An unbreakable law of conservative politics is that every Republican running for something will have had, at some point, either their own far-right radio talk show or a side business that looks reeeeeeally dodgy when you start to examine it too closely.
If you look at Caleb Moore’s resume, his current position is assistant executive director at the Foundation for Moral Law, the organization founded by his father, Alabama GOP Senate candidate Roy Moore. [...]
But if you ask the foundation, he is not an employee there and hasn’t been one, at least for the past year.
The story gets odder from there. Either Roy Moore's son Caleb is an "assistant executive director" of Roy Moore's FML, or he is an entry-level underling, or he is a nobody. (Caleb achieved some fame of his own for his history of domestic violence, drug charges, and other arrests. Given that pa has dedicated his life to telling the rest of America how to Jesus, even being willing to break the law and ignore the Supreme Court to do it, this ... well, makes perfect sense, actually.)
Aside from an utter lack of confusion as to who works for the Foundation and what they do there, there's a far more curious thing about Moore's FML. It seems to be quite the cash cow for Roy Moore:
The foundation has been lucrative for Roy Moore. He collected more than $1 million total ― for part-time work ― as president from 2007-2012, which was far more than what the nonprofit disclosed in its tax filings.
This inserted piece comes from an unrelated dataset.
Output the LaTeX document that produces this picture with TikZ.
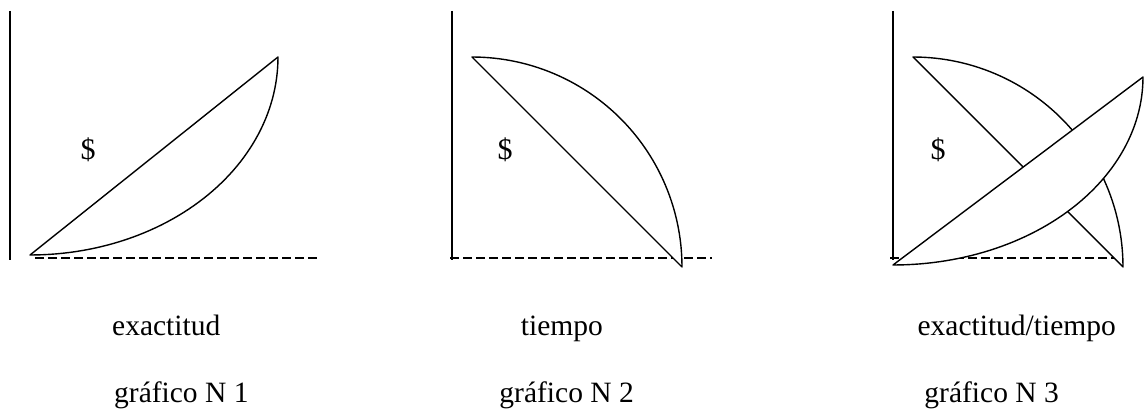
\documentclass[tikz,border=0pt]{standalone}
\usepackage{fontspec}
\setmainfont{Liberation Serif}
\tikzset{
  curve/.style={line width=1.4pt, line join=round},
  axisline/.style={line width=1.6pt},
  baseline/.style={line width=1.4pt, dash pattern=on 9pt off 4pt},
  lbl/.style={inner sep=0pt, font=\fontsize{29.5}{32}\selectfont},
  dollar/.style={anchor=center, inner sep=0pt, font=\fontsize{30}{32}\selectfont}
}
\begin{document}
\begin{tikzpicture}[x=1pt,y=-1pt]
\useasboundingbox (0,0) rectangle (1144,409);
% ---- graph 1
\draw[axisline] (10,11) -- (10,260);
\draw[baseline] (35,258) -- (320,258);
\draw[curve, fill=white] (30,255) -- (278,57)
  -- plot[domain=0:90, samples=60] ({30+248*cos(\x)},{57+198*sin(\x)}) -- cycle;
\node[dollar] (d1) at (88,150) {\$};
% ---- graph 2
\draw[axisline] (452,11) -- (452,260);
\draw[baseline] (450,258) -- (712,258);
\draw[curve, fill=white] (682,267) -- (472,57)
  -- plot[domain=90:0, samples=60] ({472+210*cos(\x)},{267-210*sin(\x)}) -- cycle;
\node[dollar] (d2) at (505,150) {\$};
% ---- graph 3
\draw[axisline] (893,11) -- (893,260);
\draw[baseline] (890,258) -- (1117,258);
\draw[curve, fill=white] (1123,267) -- (913,57)
  -- plot[domain=90:0, samples=60] ({913+210*cos(\x)},{267-210*sin(\x)}) -- cycle;
\draw[curve, fill=white] (893,265) -- (1143,77)
  -- plot[domain=0:90, samples=60] ({893+250*cos(\x)},{77+188*sin(\x)}) -- cycle;
\node[dollar] (d3) at (938,150) {\$};
% ---- labels
\node[lbl, anchor=base west] (t1) at (112,335) {exactitud};
\node[lbl, anchor=base east] (t2) at (603,335) {tiempo};
\node[lbl, anchor=base east] (t3) at (1116,335) {exactitud/tiempo};
\node[lbl, anchor=base west] (g1) at (114,402) {gráfico N 1};
\node[lbl, anchor=base east] (g2) at (634,402) {gráfico N 2};
\node[lbl, anchor=base east] (g3) at (1059,402) {gráfico N 3};
\end{tikzpicture}
\end{document}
Tax experts told The Washington Post that the foundation was suspicious because it may violate tax rules that prohibit the use of a charity for the private benefit of an individual. A board member acknowledged that it is basically run by the former chief justice of the Alabama Supreme Court and his family.
A million bucks in a half-decade—for "part-time work?" A million bucks that wasn't disclosed in the Foundation's filings? Huh. Oh, and it gets even worse than that.
It turns out that Roy Moore has his own "charity" organization up to their eyeballs in debt—to him, personally.
When the charity couldn’t afford the full amount, Moore in 2012 was given a promissory note for back pay eventually worth $540,000 or an equal stake of the charity’s most valuable asset, a historic building in Montgomery, Ala., mortgage records show. He holds that note even now, a charity official said.
We have all been alarmed by the thought that Alabama Republicans would foist the odious Roy Moore onto the national scene, but at this point one wonders if Moore would make it to the swearing-in statement before being himself indicted. Setting up a charity and using it to pay yourself a million bucks plus part of the deed to the building the charity's run from is not, in general, the way supposed charitable foundations are supposed to be run.